From Coventry to Tehran
Even in 1967 there was nothing new about British motor makers sending their technology out to far-flung corners of the globe to assist in kick-starting local automotive activity. Nissan, in Japan, got its first leg-up building 1950s Austin saloons. Going back further still, the first BMW’s were Austin 7’s built under license. These are just two of many examples, but one of the oddest, and least well-known, is the story of the Iranian built Paykan.
It started life in the British midlands as the 1966 Hillman Hunter, a car nobody under 50 will remember (or probably want to remember if they are over fifty) and which has now virtually disappeared from UK roads.
Paykan is Iranian for ‘arrow’, the link being that the Hunter was part of the Rootes group’s new-for-1966 family of cars codenamed ‘Arrow’. The range included now long-forgotten Humber and Singer variants, the posh badge engineered Sceptre and Gazelle.
Sixty years ago, the most remarkable thing about the Hunter was its utter unremarkableness. Here was a typical mid-century three-box mid-sized British family saloon built to take on the Ford Cortina as a basic front engine/rear drive repmobile. This is a role it fulfilled with reasonable success between 1966 and 1979, latterly as the Chrysler Hunter after the complete take-over of the English family run business by the American giant. It is worth remembering that the once substantial Rootes combine did not go out of business making boring cars like the Hunter. It was the failure of the Hillman Imp, compounded by Harold Macmillan’s insistence that the car had to be built in Scotland, which finished off the Rootes Group. In other words, a classic cautionary tale on the dangers of political interference in car making.
If the baby Imp was an anomaly, the Hunter was classic Rootes fare. Its neat styling was partly attributed to William Towns, who later went on to design the outrageous 1976 Aston Martin Lagonda. But the 90mph, 25mpg Hunter was no Aston Martin: it was as boring to drive as it was to look at. But No car is all bad: it got good notices for its ventilation (which perhaps eased the discomfort when your drip-dry nylon shirt was stuck to its plastic seats on a sweltering summer day) and was also strong (proven by its outright victory in the car wrecking 1968 London-to-Sydney Marathon). This made it an ideal candidate for the rough, dusty roads of Iran.

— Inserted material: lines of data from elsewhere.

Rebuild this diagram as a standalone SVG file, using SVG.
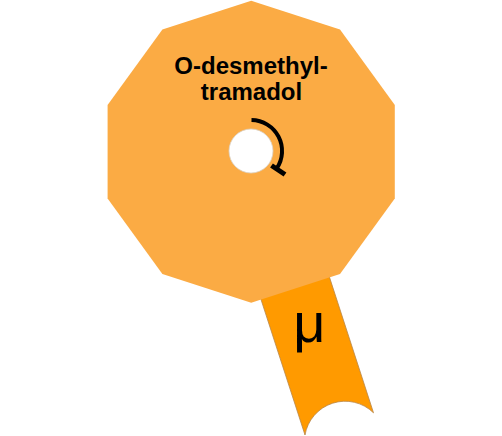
<svg xmlns="http://www.w3.org/2000/svg" width="502" height="436" viewBox="0 0 502 436">
<style>
.lbl{font-family:"Liberation Sans",Arial,sans-serif;fill:#000;text-anchor:middle}
.name{font-size:24px;font-weight:bold}
.rec{font-size:56px}
</style>
<rect width="502" height="436" fill="#fff"/>
<g id="receptor">
<path d="M255.6,282.8 L324.1,260.6 L373.5,412.8 A40.7,40.7 0 0 0 305,435 Z" fill="#ff9a00" stroke="#b8864a" stroke-width="0.8"/>
<text class="lbl rec" x="309.5" y="341.7">μ</text>
</g>
<g id="ligand">
<polygon points="251.2,0.7 340,29.5 394.8,105 394.8,198.4 340,273.9 251.2,302.7 162.4,273.9 107.6,198.4 107.6,105 162.4,29.5" fill="#fbab44"/>
<text class="lbl name"><tspan x="251" y="73.5">O-desmethyl-</tspan><tspan x="251.5" y="100">tramadol</tspan></text>
<circle cx="251" cy="151" r="22" fill="#fff" stroke="#d9d2c8" stroke-width="0.8"/>
<path d="M251.5,120 A31,31 0 0 1 276.7,168.4" fill="none" stroke="#000" stroke-width="4"/>
<line x1="271.5" y1="165.5" x2="285" y2="174.5" stroke="#000" stroke-width="5"/>
</g>
</svg>
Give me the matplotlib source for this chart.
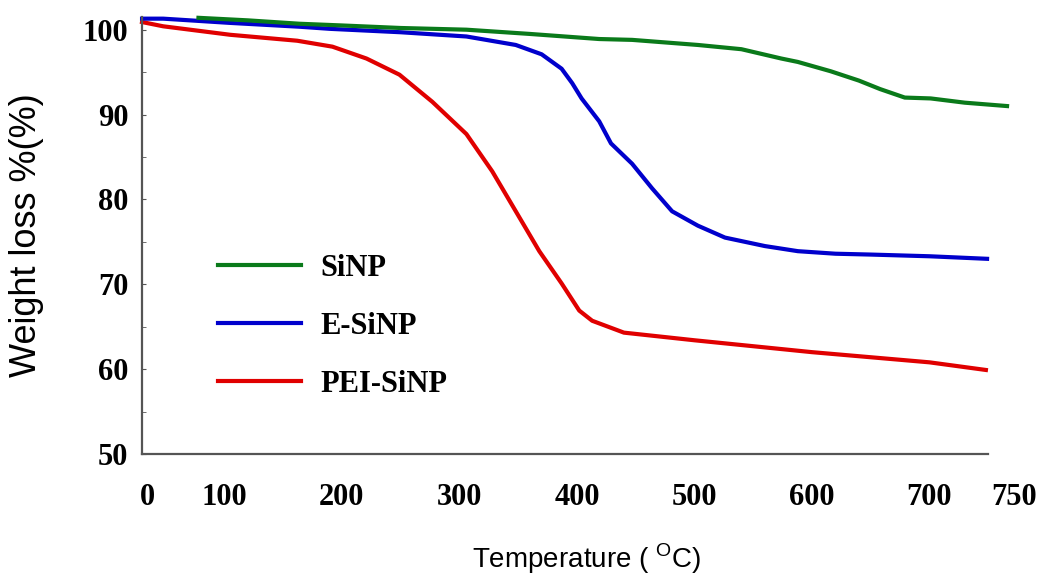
import matplotlib.pyplot as plt

plt.rcParams['mathtext.fontset'] = 'custom'
plt.rcParams['mathtext.rm'] = 'Liberation Sans'

# Дані ТГА (температура, °C  /  залишкова маса, %)
sinp_t = [78, 120, 164, 200, 250, 306, 360, 419, 447, 503, 540, 574, 588, 616, 640, 658, 679, 701, 730, 766]
sinp_w = [101.4, 101.1, 100.7, 100.5, 100.2, 100.0, 99.5, 98.9, 98.8, 98.2, 97.7, 96.6, 96.2, 95.1, 94.0, 93.0, 92.0, 91.9, 91.4, 91.0]

esinp_t = [30, 48, 105, 164, 190, 250, 306, 348, 370, 387, 396, 404, 419, 429, 447, 464, 481, 503, 526, 560, 588, 620, 650, 700, 749]
esinp_w = [101.3, 101.3, 100.8, 100.35, 100.1, 99.7, 99.2, 98.2, 97.1, 95.4, 93.7, 91.9, 89.2, 86.6, 84.2, 81.3, 78.6, 76.9, 75.5, 74.5, 73.9, 73.6, 73.5, 73.3, 73.0]

pei_t = [30, 48, 105, 162, 192, 221, 249, 277, 306, 328, 348, 368, 387, 402, 413, 440, 500, 600, 700, 748]
pei_w = [100.9, 100.4, 99.4, 98.7, 98.0, 96.6, 94.7, 91.5, 87.7, 83.3, 78.6, 73.9, 70.1, 66.9, 65.7, 64.3, 63.4, 62.0, 60.8, 59.9]

x_tick_pos = [35, 100, 200, 300, 400, 500, 600, 700, 772]
x_tick_labels = ['0', '100', '200', '300', '400', '500', '600', '700', '750']
y_ticks = [50, 60, 70, 80, 90, 100]

fig = plt.figure(figsize=(10.46, 5.83), dpi=100)
ax = fig.add_axes([0.1358, 0.2213, 0.8337, 0.7496])

ax.plot(pei_t, pei_w, color='#e00000', lw=3, label='PEI-SiNP', clip_on=False)
ax.plot(esinp_t, esinp_w, color='#0000cc', lw=3, label='E-SiNP', clip_on=False)
ax.plot(sinp_t, sinp_w, color='#0a7a1a', lw=3, label='SiNP', clip_on=False)

ax.set_xlim(30, 770)
ax.set_ylim(50, 101.5)

# Осі: тільки ліва та нижня
for side in ['top', 'right']:
    ax.spines[side].set_visible(False)
for side in ['left', 'bottom']:
    ax.spines[side].set_color('#555555')
    ax.spines[side].set_linewidth(1.6)
ax.spines['bottom'].set_bounds(30, 750)

tick_font = {'family': 'Liberation Serif', 'weight': 'bold', 'size': 22}
ax.set_xticks(x_tick_pos)
ax.set_xticklabels(x_tick_labels, fontdict=tick_font)
ax.set_yticks(y_ticks)
ax.set_yticklabels([str(v) for v in y_ticks], fontdict=tick_font)
ax.set_yticks([55, 65, 75, 85, 95], minor=True)
ax.tick_params(axis='x', length=0, pad=21)
ax.tick_params(axis='y', which='major', length=3, direction='in', color='#555555', pad=10)
ax.tick_params(axis='y', which='minor', length=3, direction='in', color='#555555')

ax.set_ylabel('Weight loss %(%)', fontfamily='Liberation Sans', fontsize=26)
ax.yaxis.set_label_coords(-0.112, 0.5)
ax.set_xlabel('Temperature ( $^{\\rm O}$C)', fontfamily='Liberation Sans', fontsize=20)
ax.xaxis.set_label_coords(0.51, -0.2)

# Легенда в порядку SiNP, E-SiNP, PEI-SiNP
handles, labels = ax.get_legend_handles_labels()
order = [2, 1, 0]
ax.legend([handles[i] for i in order], [labels[i] for i in order],
          loc='upper left', bbox_to_anchor=(218 / 1046, 1 - 254 / 583), bbox_transform=fig.transFigure,
          frameon=False, borderpad=0, borderaxespad=0, handlelength=2.7, handletextpad=0.65,
          labelspacing=0.95, prop={'family': 'Liberation Serif', 'weight': 'bold', 'size': 22})

plt.savefig('out.png', dpi=100)
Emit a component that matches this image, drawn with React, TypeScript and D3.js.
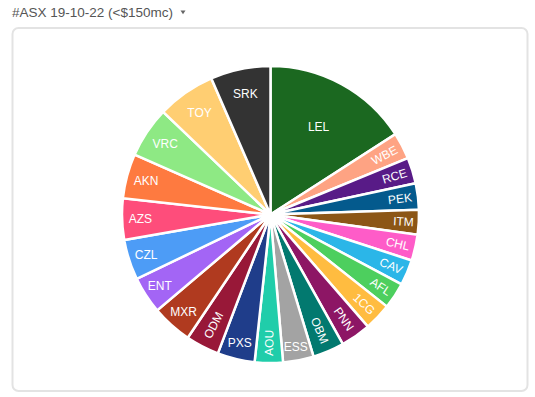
import React, { useMemo } from "react";
import * as d3 from "d3";

// ---- data (share of the pie, %), clockwise from 12 o'clock ----
const tickers = [
  "LEL", "WBE", "RCE", "PEK", "ITM", "CHL", "CAV", "AFL", "1CG", "PNN", "OBM", "ESS",
  "AOU", "PXS", "ODM", "MXR", "ENT", "CZL", "AZS", "AKN", "VRC", "TOY", "SRK",
];
const shares = [
  15.9, 2.9, 2.83, 2.86, 2.69, 2.83, 2.78, 2.86, 2.97, 3.28, 3.42, 3.33,
  3.06, 4.06, 3.64, 4.42, 4.03, 4.39, 4.5, 4.86, 5.53, 6.33, 6.53,
];
const sliceColors = [
  "#1b6820", "#fea383", "#581b87", "#045a8d", "#8c5616", "#fe5cc8", "#2bb6e8", "#4dcf5e",
  "#ffbc40", "#8d1665", "#02796f", "#a3a3a3", "#20cdaa", "#1f3d8a", "#981838", "#b03a1f",
  "#a365f5", "#4d9cf6", "#fe4d7b", "#fe7a40", "#8ee984", "#ffce72", "#333333",
];
const chartTitle = "#ASX 19-10-22 (<$150mc)";

// ---- layout ----
const W = 535;
const H = 397;
const CX = 270.5;
const CY = 214.5;
const R = 148.5;
const FONT = "'Liberation Sans', Arial, Helvetica, sans-serif";
const FS = 12;
const BBH = FS * 1.15;
const TEXTPAD = 3;

let ctx: CanvasRenderingContext2D | null = null;
function textWidth(t: string, size: number): number {
  if (!ctx) {
    const c = document.createElement("canvas");
    ctx = c.getContext("2d");
  }
  if (!ctx) return t.length * size * 0.65;
  ctx.font = `${size}px ${FONT}`;
  return ctx.measureText(t).width;
}

function calcRotate(t: number) {
  return ((180 / Math.PI) * t + 720) % 180 - 90;
}

type LT = { scale: number; rCenter: number; rotate: number };

// inside-label placement: horizontal if it fits, else radial / tangential
function labelTransform(w: number, h: number, a0: number, a1: number): LT {
  const half = (a1 - a0) / 2;
  const mid = (a0 + a1) / 2;
  const s0 = Math.sin(half);
  const rIns = Math.min(s0 / (1 + s0), 0.5);
  const hor: LT = { scale: (rIns * R * 2) / Math.hypot(w, h), rCenter: 1 - rIns, rotate: 0 };
  if (hor.scale >= 1) return hor;
  const all: LT[] = [hor];
  const rr = R - 2 * TEXTPAD;
  const maxHalf = (a: number) => {
    const q = a + 1 / (2 * Math.tan(half));
    return rr * Math.min(1 / (Math.sqrt(q * q + 0.5) + q), 1 / (Math.sqrt(a * a + 0.5) + a));
  };
  let a = w / h;
  let s = maxHalf(a);
  all.push({ scale: (s * 2) / h, rCenter: Math.cos(s / rr) - (a * s) / rr, rotate: calcRotate(mid) });
  a = h / w;
  s = maxHalf(a);
  all.push({
    scale: (s * 2) / w,
    rCenter: Math.cos(s / rr) - (a * s) / rr,
    rotate: calcRotate(mid + Math.PI / 2),
  });
  let best = all[0];
  for (const t of all) if (t.scale > best.scale) best = t;
  return best;
}

export default function App() {
  const data = useMemo(
    () => tickers.map((t, i) => ({ ticker: t, value: shares[i], color: sliceColors[i] })),
    []
  );
  const arcs = useMemo(
    () =>
      d3
        .pie<{ ticker: string; value: number; color: string }>()
        .sort(null)
        .value((d) => d.value)
        .startAngle(0)
        .endAngle(2 * Math.PI)(data),
    [data]
  );
  const arcGen = d3
    .arc<d3.PieArcDatum<{ ticker: string; value: number; color: string }>>()
    .innerRadius(0)
    .outerRadius(R);

  return (
    <div style={{ position: "absolute", left: 0, top: 0 }}>
      <svg width={W} height={H} style={{ display: "block", background: "#fff" }}>
        <text x={12} y={16.7} fontFamily={FONT} fontSize={13.5} fill="#555">
          {chartTitle}
        </text>
        <path d="M180.5,10.5 L185.5,10.5 L183,14.2 Z" fill="#666" />
        <rect x={12.5} y={28} width={515} height={363} rx={6} ry={6} fill="#fff" stroke="#e3e3e3" strokeWidth={2} />
        <g transform={`translate(${CX},${CY})`}>
          {arcs.map((a, i) => (
            <path key={i} d={arcGen(a) || ""} fill={a.data.color} stroke="#fff" strokeWidth={2.5} />
          ))}
          {arcs.map((a, i) => {
            const w = textWidth(a.data.ticker, FS);
            const t = labelTransform(w, BBH, a.startAngle, a.endAngle);
            const mid = (a.startAngle + a.endAngle) / 2;
            const x = R * t.rCenter * Math.sin(mid);
            const y = -R * t.rCenter * Math.cos(mid);
            const size = FS * Math.min(1, t.scale);
            return (
              <text
                key={"l" + i}
                transform={`translate(${x},${y}) rotate(${t.rotate})`}
                textAnchor="middle"
                dy="0.35em"
                fontFamily={FONT}
                fontSize={size}
                fill="#fff"
              >
                {a.data.ticker}
              </text>
            );
          })}
        </g>
      </svg>
    </div>
  );
}
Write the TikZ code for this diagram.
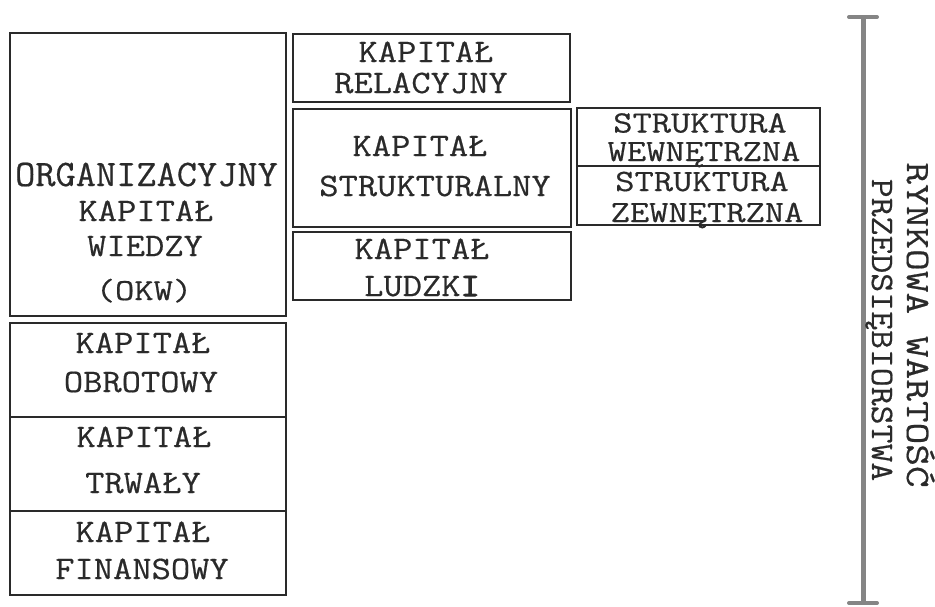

It was here that Rootes’ rugged reputation had attracted the attention of the Khayani brothers of the Iran National firm. They built Mercedes trucks under licence but saw a market for a private saloon suited to local conditions. They had, in fact, been in negotiations with Rootes since the early sixties. Supported by government grants, the brothers finally struck a deal to import the new Hunter in knocked-down kit form for local assembly. The cars would literally arrive from Coventry, England in giant wooden crates, reduced to major component parts. Production started in May 1967 with an aim to build 6,000 units a year on assembly lines shipped from the UK.
The Paykan, ‘a gift to the nation’, was promoted like any western car in those pre-revolution years; brochures featured men in suits, and women in miniskirts with full hair and make-up. There were pick-up and estate variants as well as civilian models. Available in a full range of colours (white was popular), the Paykan was seen as a classless automobile, a popular taxi cab but also a mini limousine, as used by the Iranian prime minister.
By the time the Ayatollah Khomeini’s revolution kicked off in 1979, production of the Paykan had boomed to 100,000 cars a year with 44% local content. Former British Leyland executive George Turnbull played a vital role in getting the Paykan as near 100% locally built as possible (fresh from setting up Hyundai for the Koreans, so he knew what he was doing) and securing a supply of major components. Later versions had Peugeot engines, Peugeot suspension, and were subject to various mild facelifts.
In a dozen years the price of a new Paykan had hardly changed and it had done much to establish the idea of an Iranian middle-class. But now the Khayani’s were urged to hand over control of the Paykan factory to the government. Like the Shah, they went into exile in France. The firm was renamed Iran Khodro and, under the austere gaze of the Khomeini regime, the Paykan range was made more basic with no wooden dashboards or fancy chrome that might weaken morals.
Production continued until 2005 (the pick-ups went on until 2015) when it was reckoned that 40% of the cars on Iranian roads were Paykans. Right up to the end there was a two-year waiting list. In the face of opposition from vastly more modern, locally built cars, the Paykan was seen by some as a national embarrassment; boxy, slow, and environmentally unfriendly. And yet, others looked at it wistfully as a simple car from simpler times that gave loyal service to millions.
That feeling has grown and today enthusiasts restore, customise, and tune-up what is still regarded as the true ‘national car’ of Iran, about which books would be written and TV documentaries made such was its pre-eminence in the modern history of the country.